* _GIVEN MATERIAL_
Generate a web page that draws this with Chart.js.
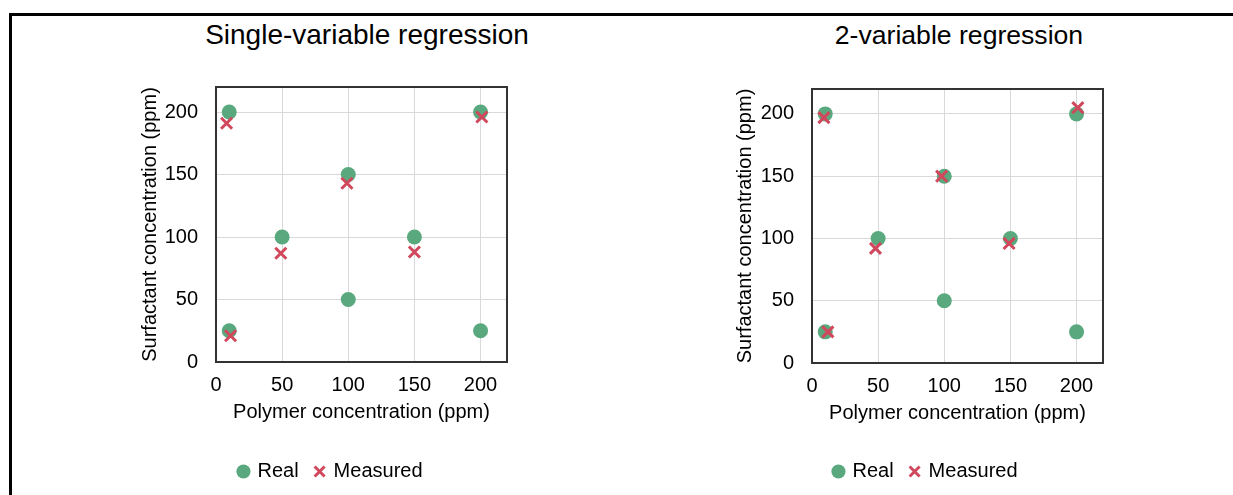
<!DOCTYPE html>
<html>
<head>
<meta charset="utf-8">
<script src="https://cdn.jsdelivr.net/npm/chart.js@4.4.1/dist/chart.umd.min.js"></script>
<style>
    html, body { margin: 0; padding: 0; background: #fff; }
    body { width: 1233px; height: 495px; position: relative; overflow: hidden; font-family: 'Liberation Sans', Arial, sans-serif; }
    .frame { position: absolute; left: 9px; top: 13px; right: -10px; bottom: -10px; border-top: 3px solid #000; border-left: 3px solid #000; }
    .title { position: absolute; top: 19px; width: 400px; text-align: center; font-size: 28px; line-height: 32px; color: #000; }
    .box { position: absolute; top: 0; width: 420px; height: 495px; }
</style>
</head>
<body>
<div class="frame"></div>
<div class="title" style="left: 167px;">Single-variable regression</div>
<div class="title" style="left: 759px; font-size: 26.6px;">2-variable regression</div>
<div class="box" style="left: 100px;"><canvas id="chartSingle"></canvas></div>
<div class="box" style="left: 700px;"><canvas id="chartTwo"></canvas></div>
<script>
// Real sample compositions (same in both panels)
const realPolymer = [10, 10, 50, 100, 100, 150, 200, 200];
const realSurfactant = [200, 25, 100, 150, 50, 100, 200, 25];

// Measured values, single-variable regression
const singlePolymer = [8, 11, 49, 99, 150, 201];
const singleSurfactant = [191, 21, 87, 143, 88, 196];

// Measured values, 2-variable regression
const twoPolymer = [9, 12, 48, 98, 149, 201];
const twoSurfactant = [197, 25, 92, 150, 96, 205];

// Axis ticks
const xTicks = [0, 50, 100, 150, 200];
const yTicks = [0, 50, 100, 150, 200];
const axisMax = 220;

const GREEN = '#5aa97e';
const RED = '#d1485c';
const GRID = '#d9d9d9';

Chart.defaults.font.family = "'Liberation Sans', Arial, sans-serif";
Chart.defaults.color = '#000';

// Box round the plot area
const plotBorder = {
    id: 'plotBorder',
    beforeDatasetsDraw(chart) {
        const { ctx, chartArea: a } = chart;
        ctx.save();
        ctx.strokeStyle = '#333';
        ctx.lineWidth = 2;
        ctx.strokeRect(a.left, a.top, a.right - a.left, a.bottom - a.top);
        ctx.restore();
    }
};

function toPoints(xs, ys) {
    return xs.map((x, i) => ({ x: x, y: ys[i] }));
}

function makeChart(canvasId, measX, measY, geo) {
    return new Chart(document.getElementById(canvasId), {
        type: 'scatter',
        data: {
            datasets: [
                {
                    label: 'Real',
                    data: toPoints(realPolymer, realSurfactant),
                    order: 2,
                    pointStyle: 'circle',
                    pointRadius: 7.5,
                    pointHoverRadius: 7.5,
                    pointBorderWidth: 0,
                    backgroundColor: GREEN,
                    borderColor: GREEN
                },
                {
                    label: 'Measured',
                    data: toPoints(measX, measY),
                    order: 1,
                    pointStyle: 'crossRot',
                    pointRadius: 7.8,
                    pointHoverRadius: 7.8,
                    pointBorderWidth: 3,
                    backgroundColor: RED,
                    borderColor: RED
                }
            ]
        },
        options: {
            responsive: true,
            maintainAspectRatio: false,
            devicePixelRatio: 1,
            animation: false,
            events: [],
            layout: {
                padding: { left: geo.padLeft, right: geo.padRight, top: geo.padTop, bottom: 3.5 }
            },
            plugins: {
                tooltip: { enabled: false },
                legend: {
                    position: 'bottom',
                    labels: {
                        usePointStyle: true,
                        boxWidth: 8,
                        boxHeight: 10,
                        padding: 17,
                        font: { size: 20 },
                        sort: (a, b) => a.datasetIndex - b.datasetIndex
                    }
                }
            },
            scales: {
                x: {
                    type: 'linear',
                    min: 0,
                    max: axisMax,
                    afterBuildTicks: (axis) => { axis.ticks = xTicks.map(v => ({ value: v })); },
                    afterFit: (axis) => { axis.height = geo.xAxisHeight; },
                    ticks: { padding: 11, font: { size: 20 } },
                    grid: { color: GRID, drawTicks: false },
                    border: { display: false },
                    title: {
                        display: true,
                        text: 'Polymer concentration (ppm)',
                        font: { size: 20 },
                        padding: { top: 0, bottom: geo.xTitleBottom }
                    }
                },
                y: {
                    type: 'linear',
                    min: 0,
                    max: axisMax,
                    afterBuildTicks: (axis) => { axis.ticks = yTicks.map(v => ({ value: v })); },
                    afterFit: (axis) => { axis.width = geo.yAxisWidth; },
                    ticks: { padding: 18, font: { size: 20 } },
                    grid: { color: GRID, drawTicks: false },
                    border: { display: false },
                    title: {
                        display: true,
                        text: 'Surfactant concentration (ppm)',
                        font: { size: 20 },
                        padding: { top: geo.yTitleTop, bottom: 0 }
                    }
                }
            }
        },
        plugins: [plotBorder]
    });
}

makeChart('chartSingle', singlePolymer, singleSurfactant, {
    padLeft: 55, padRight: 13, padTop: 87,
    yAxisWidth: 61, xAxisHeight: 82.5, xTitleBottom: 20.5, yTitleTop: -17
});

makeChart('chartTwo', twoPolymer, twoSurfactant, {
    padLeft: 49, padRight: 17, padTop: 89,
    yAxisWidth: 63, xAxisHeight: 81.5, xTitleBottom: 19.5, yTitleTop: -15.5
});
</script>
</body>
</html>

* _WHAT IS BEING ASKED_
Return the full material word for word. Do not include the pictures.

* _THE RESPONSE_
Generate a web page that draws this with Chart.js.
<!DOCTYPE html>
<html>
<head>
<meta charset="utf-8">
<script src="https://cdn.jsdelivr.net/npm/chart.js@4.4.1/dist/chart.umd.min.js"></script>
<style>
    html, body { margin: 0; padding: 0; background: #fff; }
    body { width: 1233px; height: 495px; position: relative; overflow: hidden; font-family: 'Liberation Sans', Arial, sans-serif; }
    .frame { position: absolute; left: 9px; top: 13px; right: -10px; bottom: -10px; border-top: 3px solid #000; border-left: 3px solid #000; }
    .title { position: absolute; top: 19px; width: 400px; text-align: center; font-size: 28px; line-height: 32px; color: #000; }
    .box { position: absolute; top: 0; width: 420px; height: 495px; }
</style>
</head>
<body>
<div class="frame"></div>
<div class="title" style="left: 167px;">Single-variable regression</div>
<div class="title" style="left: 759px; font-size: 26.6px;">2-variable regression</div>
<div class="box" style="left: 100px;"><canvas id="chartSingle"></canvas></div>
<div class="box" style="left: 700px;"><canvas id="chartTwo"></canvas></div>
<script>
// Real sample compositions (same in both panels)
const realPolymer = [10, 10, 50, 100, 100, 150, 200, 200];
const realSurfactant = [200, 25, 100, 150, 50, 100, 200, 25];

// Measured values, single-variable regression
const singlePolymer = [8, 11, 49, 99, 150, 201];
const singleSurfactant = [191, 21, 87, 143, 88, 196];

// Measured values, 2-variable regression
const twoPolymer = [9, 12, 48, 98, 149, 201];
const twoSurfactant = [197, 25, 92, 150, 96, 205];

// Axis ticks
const xTicks = [0, 50, 100, 150, 200];
const yTicks = [0, 50, 100, 150, 200];
const axisMax = 220;

const GREEN = '#5aa97e';
const RED = '#d1485c';
const GRID = '#d9d9d9';

Chart.defaults.font.family = "'Liberation Sans', Arial, sans-serif";
Chart.defaults.color = '#000';

// Box round the plot area
const plotBorder = {
    id: 'plotBorder',
    beforeDatasetsDraw(chart) {
        const { ctx, chartArea: a } = chart;
        ctx.save();
        ctx.strokeStyle = '#333';
        ctx.lineWidth = 2;
        ctx.strokeRect(a.left, a.top, a.right - a.left, a.bottom - a.top);
        ctx.restore();
    }
};

function toPoints(xs, ys) {
    return xs.map((x, i) => ({ x: x, y: ys[i] }));
}

function makeChart(canvasId, measX, measY, geo) {
    return new Chart(document.getElementById(canvasId), {
        type: 'scatter',
        data: {
            datasets: [
                {
                    label: 'Real',
                    data: toPoints(realPolymer, realSurfactant),
                    order: 2,
                    pointStyle: 'circle',
                    pointRadius: 7.5,
                    pointHoverRadius: 7.5,
                    pointBorderWidth: 0,
                    backgroundColor: GREEN,
                    borderColor: GREEN
                },
                {
                    label: 'Measured',
                    data: toPoints(measX, measY),
                    order: 1,
                    pointStyle: 'crossRot',
                    pointRadius: 7.8,
                    pointHoverRadius: 7.8,
                    pointBorderWidth: 3,
                    backgroundColor: RED,
                    borderColor: RED
                }
            ]
        },
        options: {
            responsive: true,
            maintainAspectRatio: false,
            devicePixelRatio: 1,
            animation: false,
            events: [],
            layout: {
                padding: { left: geo.padLeft, right: geo.padRight, top: geo.padTop, bottom: 3.5 }
            },
            plugins: {
                tooltip: { enabled: false },
                legend: {
                    position: 'bottom',
                    labels: {
                        usePointStyle: true,
                        boxWidth: 8,
                        boxHeight: 10,
                        padding: 17,
                        font: { size: 20 },
                        sort: (a, b) => a.datasetIndex - b.datasetIndex
                    }
                }
            },
            scales: {
                x: {
                    type: 'linear',
                    min: 0,
                    max: axisMax,
                    afterBuildTicks: (axis) => { axis.ticks = xTicks.map(v => ({ value: v })); },
                    afterFit: (axis) => { axis.height = geo.xAxisHeight; },
                    ticks: { padding: 11, font: { size: 20 } },
                    grid: { color: GRID, drawTicks: false },
                    border: { display: false },
                    title: {
                        display: true,
                        text: 'Polymer concentration (ppm)',
                        font: { size: 20 },
                        padding: { top: 0, bottom: geo.xTitleBottom }
                    }
                },
                y: {
                    type: 'linear',
                    min: 0,
                    max: axisMax,
                    afterBuildTicks: (axis) => { axis.ticks = yTicks.map(v => ({ value: v })); },
                    afterFit: (axis) => { axis.width = geo.yAxisWidth; },
                    ticks: { padding: 18, font: { size: 20 } },
                    grid: { color: GRID, drawTicks: false },
                    border: { display: false },
                    title: {
                        display: true,
                        text: 'Surfactant concentration (ppm)',
                        font: { size: 20 },
                        padding: { top: geo.yTitleTop, bottom: 0 }
                    }
                }
            }
        },
        plugins: [plotBorder]
    });
}

makeChart('chartSingle', singlePolymer, singleSurfactant, {
    padLeft: 55, padRight: 13, padTop: 87,
    yAxisWidth: 61, xAxisHeight: 82.5, xTitleBottom: 20.5, yTitleTop: -17
});

makeChart('chartTwo', twoPolymer, twoSurfactant, {
    padLeft: 49, padRight: 17, padTop: 89,
    yAxisWidth: 63, xAxisHeight: 81.5, xTitleBottom: 19.5, yTitleTop: -15.5
});
</script>
</body>
</html>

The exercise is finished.